Published as SciPost Phys. 14, 057 (2023)
Reports on this Submission
Report #2 by Anonymous (Referee 2) on 2022-11-20 (Invited Report)
- Cite as: Anonymous, Report on arXiv:scipost_202210_00061v1, delivered 2022-11-20, doi: 10.21468/SciPost.Report.6163
Strengths
1-interesting details to previous publication
2-new simulation of system, with perspective for experimental realization
3-well written
Weaknesses
1-main results earlier published
Report
In their manuscript the authors extend previous studies of the coherent forward scattering peak in disordered single particle systems from the Anderson localized regime to the critical state at an Anderson localization transition. They identify two distinct dynamical regimes, applicable in the (non-commuting) limits of large systems sizes and long times, and give general arguments relating peak-height and -shape to multifractal properties of the critical system. In the infinite size system the forward peak saturates to the level compressibility (as previously conjectured in [44] and also demonstrated in [46]), while in the opposite limit (N finite, t \to \infty) the peak height is modified from random matrix prediction by a finite size correction that depends on the multifractal dimension D_2 of critical wave functions (as also previously reported in [46]). They verify predictions against three models for critical disordered systems, finding good agreement.

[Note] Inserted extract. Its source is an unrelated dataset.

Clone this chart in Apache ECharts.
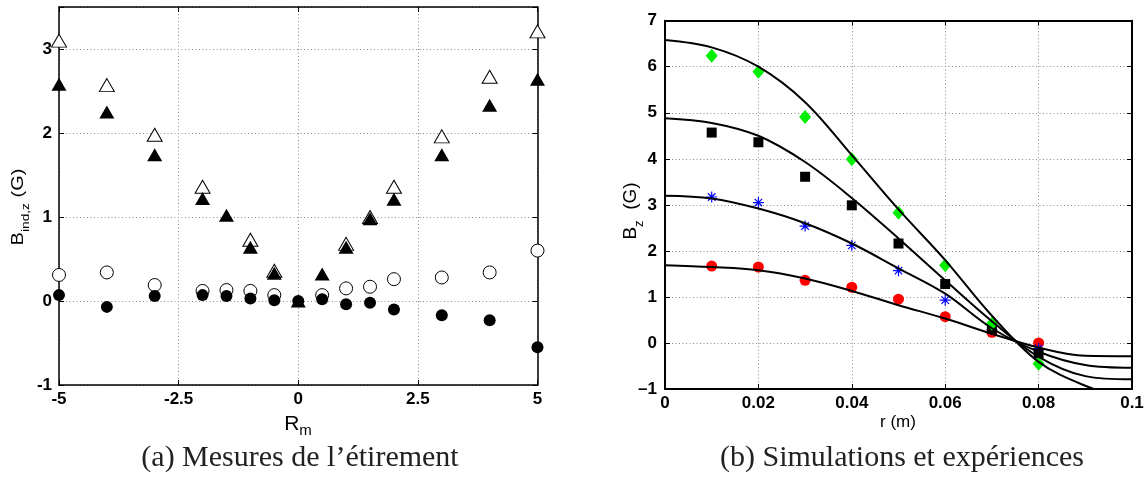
<!DOCTYPE html>
<html><head><meta charset="utf-8">
<script src="https://cdn.jsdelivr.net/npm/echarts/dist/echarts.min.js"></script>
<style>html,body{margin:0;padding:0;background:#fff}#c{width:1144px;height:491px}</style>
</head><body><div id="c"></div>
<script>
// ---- Panel (a): Mesures de l'étirement ----
const rmValues = [-5, -4, -3, -2, -1.5, -1, -0.5, 0, 0.5, 1, 1.5, 2, 3, 4, 5];
const openTriangle = [3.10, 2.57, 1.98, 1.36, null, 0.73, 0.36, null, null, 0.68, 1.00, 1.36, 1.96, 2.67, 3.21];
const filledTriangle = [2.58, 2.25, 1.74, 1.22, 1.02, 0.64, 0.33, 0.00, 0.32, 0.64, 0.98, 1.21, 1.74, 2.33, 2.64];
const openCircle = [0.31, 0.34, 0.19, 0.12, 0.13, 0.12, 0.07, null, 0.07, 0.15, 0.17, 0.26, 0.28, 0.34, 0.60];
const filledCircle = [0.07, -0.07, 0.06, 0.07, 0.06, 0.03, 0.01, 0.00, 0.02, -0.04, -0.02, -0.10, -0.17, -0.23, -0.55];

// ---- Panel (b): Simulations et expériences ----
const rExp = [0.01, 0.02, 0.03, 0.04, 0.05, 0.06, 0.07, 0.08];
const greenDiamond = [6.24, 5.89, 4.91, 3.99, 2.83, 1.69, 0.42, -0.45];
const blackSquare = [4.57, 4.36, 3.61, 2.99, 2.16, 1.28, 0.31, -0.23];
const blueStar = [3.17, 3.05, 2.54, 2.12, 1.57, 0.93, 0.29, -0.12];
const redCircle = [1.67, 1.65, 1.36, 1.21, 0.95, 0.57, 0.23, 0.00];
const rSim = [0, 0.01, 0.02, 0.03, 0.04, 0.05, 0.06, 0.07, 0.08, 0.09, 0.1];
const simGreen = [6.58, 6.42, 6.00, 5.23, 4.08, 2.90, 1.80, 0.59, -0.41, -0.93, -1.25];
const simBlack = [4.88, 4.78, 4.50, 3.93, 3.15, 2.27, 1.36, 0.47, -0.30, -0.72, -0.79];
const simBlue = [3.20, 3.14, 2.92, 2.60, 2.16, 1.62, 1.07, 0.32, -0.19, -0.48, -0.54];
const simRed = [1.69, 1.65, 1.58, 1.40, 1.13, 0.82, 0.53, 0.20, -0.10, -0.28, -0.29];

const pair = (xs, ys) => xs.map((x, i) => [x, ys[i]]);

const tickFont = {fontFamily: 'Liberation Sans, Arial, sans-serif', fontWeight: 'bold', fontSize: 17, color: '#000'};
const gridLine = {show: true, lineStyle: {color: '#888', width: 1, type: [1, 2.5]}};
function mainAxis(gi, pos, min, max, interval, fmt, margin, lw) {
  return {
    type: 'value', gridIndex: gi, position: pos, min, max, interval,
    axisLine: {show: true, onZero: false, lineStyle: {color: '#000', width: lw}},
    axisTick: {show: true, inside: true, length: 5, lineStyle: {color: '#000', width: 1}},
    axisLabel: Object.assign({show: true, margin: margin, formatter: fmt}, tickFont),
    splitLine: gridLine
  };
}
function boxAxis(gi, pos, min, max, interval, lw) {
  return {
    type: 'value', gridIndex: gi, position: pos, min, max, interval,
    axisLine: {show: true, onZero: false, lineStyle: {color: '#000', width: lw}},
    axisTick: {show: true, inside: true, length: 5, lineStyle: {color: '#000', width: 1}},
    axisLabel: {show: false}, splitLine: {show: false}
  };
}

const yA = mainAxis(0, 'left', -1, 3.5, 1, v => (v === 3.5 ? '' : String(v)), 7, 1.5);
const yB = mainAxis(1, 'left', -1, 7, 1, v => (v < 0 ? '\u2013' + Math.abs(v) : String(v)), 8, 2);
const xA = mainAxis(0, 'bottom', -5, 5, 2.5, v => String(v), 6, 1.5);
const xB = mainAxis(1, 'bottom', 0, 0.1, 0.02, v => String(+v.toFixed(2)), 6, 2);

const asterisk = 'path://M5,0L5,10M0,5L10,5M1.6,1.6L8.4,8.4M8.4,1.6L1.6,8.4';

function scatter(xi, yi, data, symbol, size, fill, stroke, bw) {
  return {
    type: 'scatter', xAxisIndex: xi, yAxisIndex: yi, data, symbol, symbolSize: size,
    clip: false, silent: true,
    itemStyle: {color: fill, borderColor: stroke, borderWidth: bw, opacity: 1}
  };
}
function simLine(data) {
  return {
    type: 'line', xAxisIndex: 2, yAxisIndex: 2, data, showSymbol: false, symbol: 'none',
    smooth: 0.35, clip: true, silent: true,
    lineStyle: {color: '#000', width: 2}
  };
}

const serif = 'Liberation Serif, "DejaVu Serif", serif';
const sans = 'Liberation Sans, Arial, sans-serif';

const option = {
  backgroundColor: '#fff',
  animation: false,
  grid: [
    {left: 59, top: 7, width: 478.5, height: 378, outerBoundsMode: 'none', containLabel: false},
    {left: 665, top: 20.7, width: 467, height: 368.3, outerBoundsMode: 'none', containLabel: false}
  ],
  xAxis: [xA, boxAxis(0, 'top', -5, 5, 2.5, 1.5), xB, boxAxis(1, 'top', 0, 0.1, 0.02, 2)],
  yAxis: [yA, boxAxis(0, 'right', -1, 3.5, 1, 1.5), yB, boxAxis(1, 'right', -1, 7, 1, 2)],
  series: [
    scatter(0, 0, pair(rmValues, openCircle), 'circle', 13, '#fff', '#000', 1),
    scatter(0, 0, pair(rmValues, openTriangle), 'triangle', [15, 13], '#fff', '#000', 1),
    scatter(0, 0, pair(rmValues, filledCircle), 'circle', 12, '#000', '#000', 0),
    scatter(0, 0, pair(rmValues, filledTriangle), 'triangle', [15, 13], '#000', '#000', 0),
    simLine(pair(rSim, simGreen)),
    simLine(pair(rSim, simBlack)),
    simLine(pair(rSim, simBlue)),
    simLine(pair(rSim, simRed)),
    scatter(2, 2, pair(rExp, redCircle), 'circle', 11, '#ff0000', '#ff0000', 0),
    scatter(2, 2, pair(rExp, blueStar), asterisk, 11, 'transparent', '#0000ff', 1.2),
    scatter(2, 2, pair(rExp, blackSquare), 'rect', 10, '#000', '#000', 0),
    scatter(2, 2, pair(rExp, greenDiamond), 'diamond', [12, 14], '#00ee00', '#00ee00', 0)
  ],
  graphic: [
    {type: 'text', x: 19, y: 207, rotation: Math.PI / 2, scaleX: 1.25, silent: true,
     style: {text: '{m|B}{s|ind,z}{m| (G)}', align: 'center', verticalAlign: 'middle',
       rich: {m: {fontFamily: sans, fontSize: 16, lineHeight: 16, verticalAlign: 'top', fill: '#000'},
              s: {fontFamily: sans, fontSize: 11, lineHeight: 11, padding: [9, 0, 0, 0], verticalAlign: 'top', fill: '#000'}}}},
    {type: 'text', x: 298, y: 424, silent: true,
     style: {text: '{m|R}{s|m}', align: 'center', verticalAlign: 'middle',
       rich: {m: {fontFamily: sans, fontSize: 21, lineHeight: 21, verticalAlign: 'top', fill: '#000'},
              s: {fontFamily: sans, fontSize: 15, lineHeight: 15, padding: [10, 0, 0, 0], verticalAlign: 'top', fill: '#000'}}}},
    {type: 'text', x: 631, y: 211, rotation: Math.PI / 2, silent: true,
     style: {text: '{m|B}{s|z}{m|  (G)}', align: 'center', verticalAlign: 'middle',
       rich: {m: {fontFamily: sans, fontSize: 19, lineHeight: 19, verticalAlign: 'top', fill: '#000'},
              s: {fontFamily: sans, fontSize: 13, lineHeight: 13, padding: [11, 0, 0, 0], verticalAlign: 'top', fill: '#000'}}}},
    {type: 'text', x: 898, y: 422, silent: true,
     style: {text: 'r (m)', fontFamily: sans, fontSize: 17, fill: '#000', align: 'center', verticalAlign: 'middle'}},
    {type: 'text', x: 300, y: 458, silent: true,
     style: {text: '(a) Mesures de l\u2019\u00e9tirement', fontFamily: serif, fontSize: 30, fill: '#222', align: 'center', verticalAlign: 'middle'}},
    {type: 'text', x: 902, y: 458, silent: true,
     style: {text: '(b) Simulations et exp\u00e9riences', fontFamily: serif, fontSize: 30, fill: '#222', align: 'center', verticalAlign: 'middle'}}
  ]
};

const chart = echarts.init(document.getElementById('c'), null, {renderer: 'canvas', width: 1144, height: 491});
chart.setOption(option);
</script>
</body></html>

I think the manuscript reports on interesting work. It is well written, provides interesting details to their previous Letter, Ref. [46], and extends numerical studies in the latter to two additional models for the Anderson localization transition. Specifically, the detailed numerical analysis of the 3d kicked rotor seems interesting for possible future experiments. I, therefore, support publication of the manuscript in its present form. A minor remark is that I would appreciate if the authors could comment on the statistics of the forward peak? I.e. how do fluctuations of the peak height in the critical state compare to those in the Anderson localized regime?

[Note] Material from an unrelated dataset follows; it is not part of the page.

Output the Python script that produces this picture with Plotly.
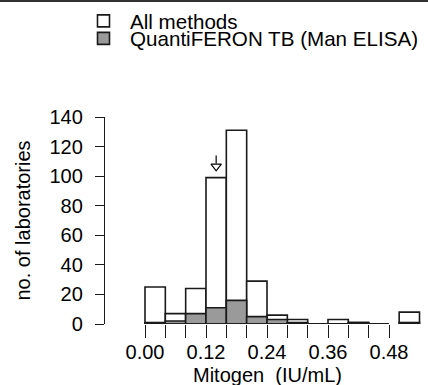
import plotly.graph_objects as go

# ---- data ----
bin_starts = [0.00, 0.04, 0.08, 0.12, 0.16, 0.20, 0.24, 0.28, 0.32, 0.36, 0.40, 0.44, 0.50]
bin_width = 0.04
all_methods = [25, 7, 24, 99, 131, 29, 6, 3, 0, 3, 1, 0, 8]
quantiferon = [1, 2, 7, 11, 16, 5, 3, 1, 0, 0, 1, 0, 1]
x_tick_vals = [0.00, 0.04, 0.08, 0.12, 0.16, 0.20, 0.24, 0.28, 0.32, 0.36, 0.40, 0.44, 0.48]
x_tick_labels = ["0.00", "", "", "0.12", "", "", "0.24", "", "", "0.36", "", "", "0.48"]
y_tick_vals = [0, 20, 40, 60, 80, 100, 120, 140]
arrow_x = 0.14  # marked value (bin with arrow)

FONT = "Liberation Sans, Arial, Helvetica, sans-serif"
FS = 20
W, H = 428, 385

centers = [s + bin_width / 2 for s in bin_starts]

fig = go.Figure()
fig.add_trace(go.Bar(
    x=centers, y=all_methods, width=bin_width,
    marker=dict(color="white", line=dict(color="#1a1a1a", width=1.6)),
    name="All methods", legend="legend", cliponaxis=False,
))
fig.add_trace(go.Bar(
    x=centers, y=quantiferon, width=bin_width,
    marker=dict(color="#9a9a9a", line=dict(color="#1a1a1a", width=1.6)),
    name="QuantiFERON TB (Man ELISA)", legend="legend2", cliponaxis=False,
))
# baseline under the histogram bins
fig.add_trace(go.Scatter(
    x=[x_tick_vals[0], x_tick_vals[-1]], y=[0, 0], mode="lines",
    line=dict(color="#1a1a1a", width=1.6), showlegend=False, cliponaxis=False,
    hoverinfo="skip",
))
# arrow marker above the marked bin
i_arrow = min(range(len(centers)), key=lambda i: abs(centers[i] - arrow_x))
top = all_methods[i_arrow]
fig.add_trace(go.Scatter(
    x=[arrow_x, arrow_x], y=[top + 15, top + 9.5], mode="lines",
    line=dict(color="black", width=1.2), showlegend=False, hoverinfo="skip",
))
fig.add_trace(go.Scatter(
    x=[arrow_x], y=[top + 7.6], mode="markers",
    marker=dict(symbol="triangle-down-open", size=9, color="black", line=dict(width=1.2)),
    showlegend=False, hoverinfo="skip",
))

px0 = 145.0
scale = (389.0 - 145.0) / 0.48
left_px, right_px = 105.0, 428.0
x_range = [(left_px - px0) / scale, (right_px - px0) / scale]
top_px, bot_px = 117.0, 324.0
LEG_FS = 20.6

fig.update_layout(
    template="none",
    width=W, height=H,
    margin=dict(l=0, r=0, t=0, b=0, pad=0, autoexpand=False),
    paper_bgcolor="white", plot_bgcolor="white",
    barmode="overlay",
    font=dict(family=FONT, size=FS, color="black"),
    xaxis=dict(
        domain=[left_px / W, right_px / W], range=x_range, automargin=False,
        showgrid=False, zeroline=False, showline=False,
        ticks="outside", ticklen=13, tickwidth=1.3, tickcolor="#1a1a1a",
        tickvals=x_tick_vals, ticktext=x_tick_labels,
        tickfont=dict(family=FONT, size=FS, color="black"),
        ticklabelstandoff=-3,
    ),
    yaxis=dict(
        domain=[(H - bot_px) / H, (H - top_px) / H], range=[0, 140], automargin=False,
        showgrid=False, zeroline=False, showline=True, linecolor="#1a1a1a", linewidth=1.3,
        ticks="outside", ticklen=9, tickwidth=1.3, tickcolor="#1a1a1a",
        tickvals=y_tick_vals,
        tickfont=dict(family=FONT, size=FS, color="black"),
        ticklabelstandoff=8,
    ),
    legend=dict(
        x=77 / W, y=1 - 1 / H, xanchor="left", yanchor="top",
        bgcolor="rgba(0,0,0,0)", borderwidth=0, itemwidth=43,
        font=dict(family=FONT, size=LEG_FS, color="black"),
    ),
    legend2=dict(
        x=77 / W, y=1 - 18.5 / H, xanchor="left", yanchor="top",
        bgcolor="rgba(0,0,0,0)", borderwidth=0, itemwidth=43,
        font=dict(family=FONT, size=LEG_FS, color="black"),
    ),
    shapes=[dict(type="line", xref="paper", yref="paper", x0=0, x1=1,
                 y0=1 - 1 / H, y1=1 - 1 / H, line=dict(color="#333333", width=2))],
    annotations=[
        dict(text="Mitogen\u00a0 (IU/mL)", xref="x", yref="paper",
             x=0.24, y=(H - 374.5) / H, showarrow=False,
             xanchor="center", yanchor="middle",
             font=dict(family=FONT, size=FS, color="black")),
        dict(text="no. of laboratories", xref="paper", yref="paper",
             x=22 / W, y=(H - 220.5) / H, showarrow=False, textangle=-90,
             xanchor="center", yanchor="middle",
             font=dict(family=FONT, size=FS, color="black")),
    ],
)

fig.write_html("out.html")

Report #1 by Vladimir Kravtsov (Referee 1) on 2022-11-7 (Invited Report)
- Cite as: Vladimir Kravtsov, Report on arXiv:scipost_202210_00061v1, delivered 2022-11-07, doi: 10.21468/SciPost.Report.6081
Strengths
1- Very well written paper
2-Detailed derivation of main results
3-Comparison of numerics on three different models, both Hamiltonian (PLBRM) and Floquet (kick-rotor models), confirms the main results
Weaknesses
1- significant overlap with the earlier short paper of the same authors Ref.[46]. For an expert the derivations of results in this paper is sufficient to understand their validity and significance. The present manuscript does not add much to understanding of the phenomenon.
Report
This is a very comprehensive and well written paper, the extension of a short paper of the same authors Ref.[46]. Besides a detailed derivation of all the main results (presented partially in Ref.[46]) this paper contains not only the dynamics of the peak in CFS but also a new results about the form of the wings of the peak and, especially, much more numerics on three different models that confirms the analytical results.

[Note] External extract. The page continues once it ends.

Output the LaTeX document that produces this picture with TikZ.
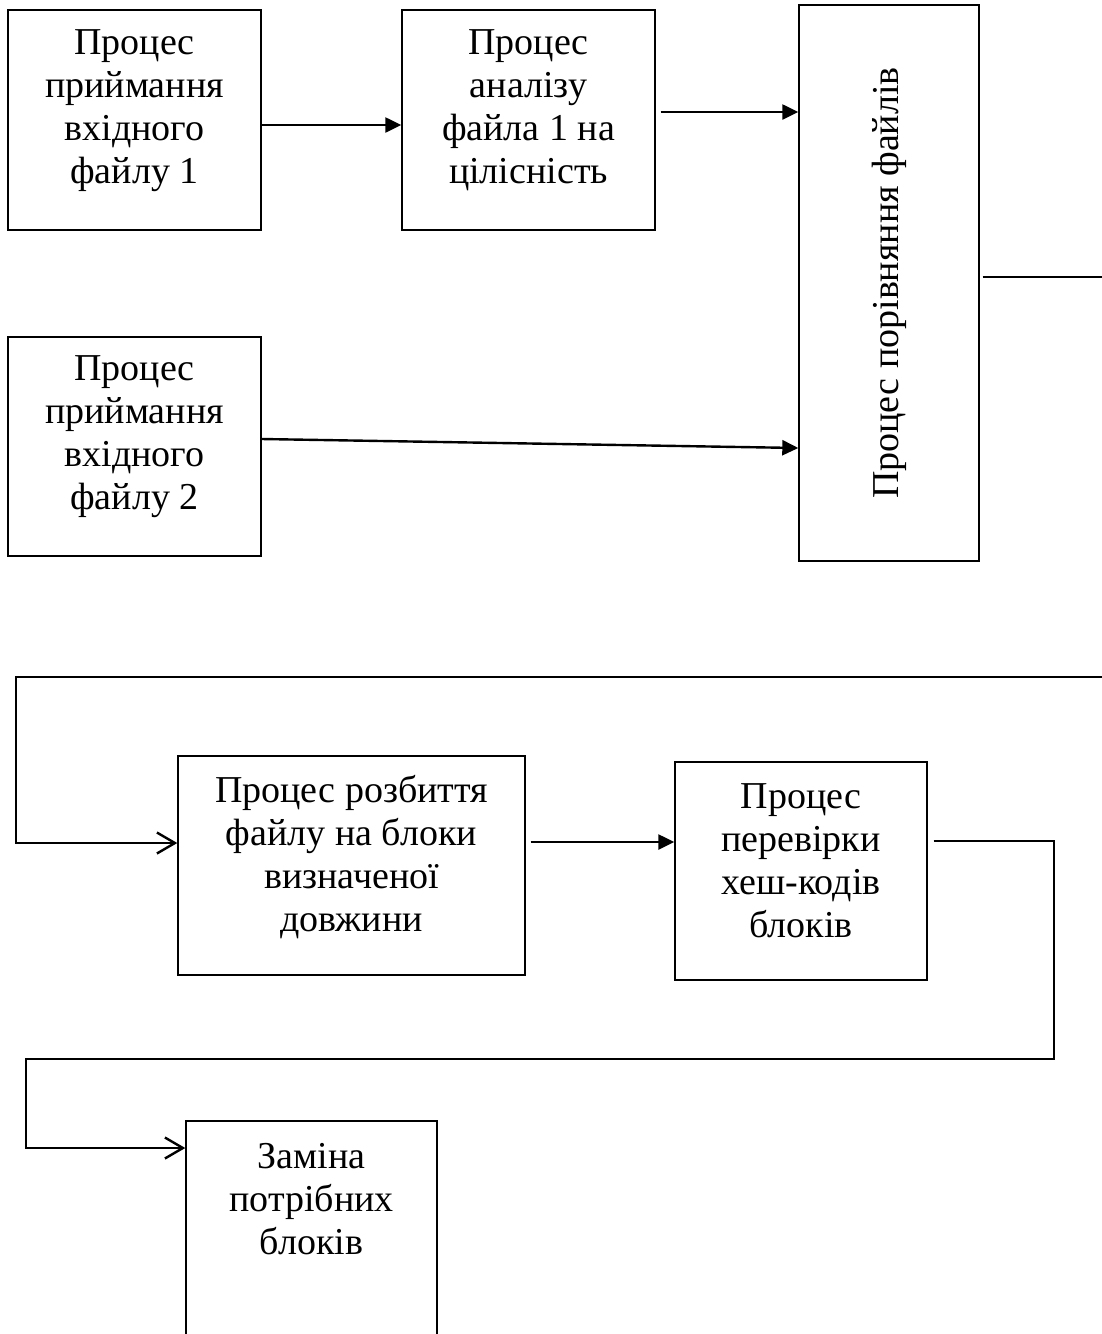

In view of a great current interest to non-ergodicity of extended states in quantum disordered systems with and without interaction, this study (as well as Ref.[46]) is a significant progress in the field with a potential to observation of the effects in real experiments.
I do not have doubts about validity of the results and their significance. The only reservation I have is that the most interesting and fundamental findings are already communicated by authors in Ref.[46].
On the other hand, many of the important papers on the subject of non-ergodicity of extended states in disordered quantum systems are published in SciPost Physics. So, this paper may be a good addition to already existent collection in SciPost Physics. I think it will have an impact just because it is easy to read, also for non-specialists.
In view of this I recommend to publish the paper in its present form.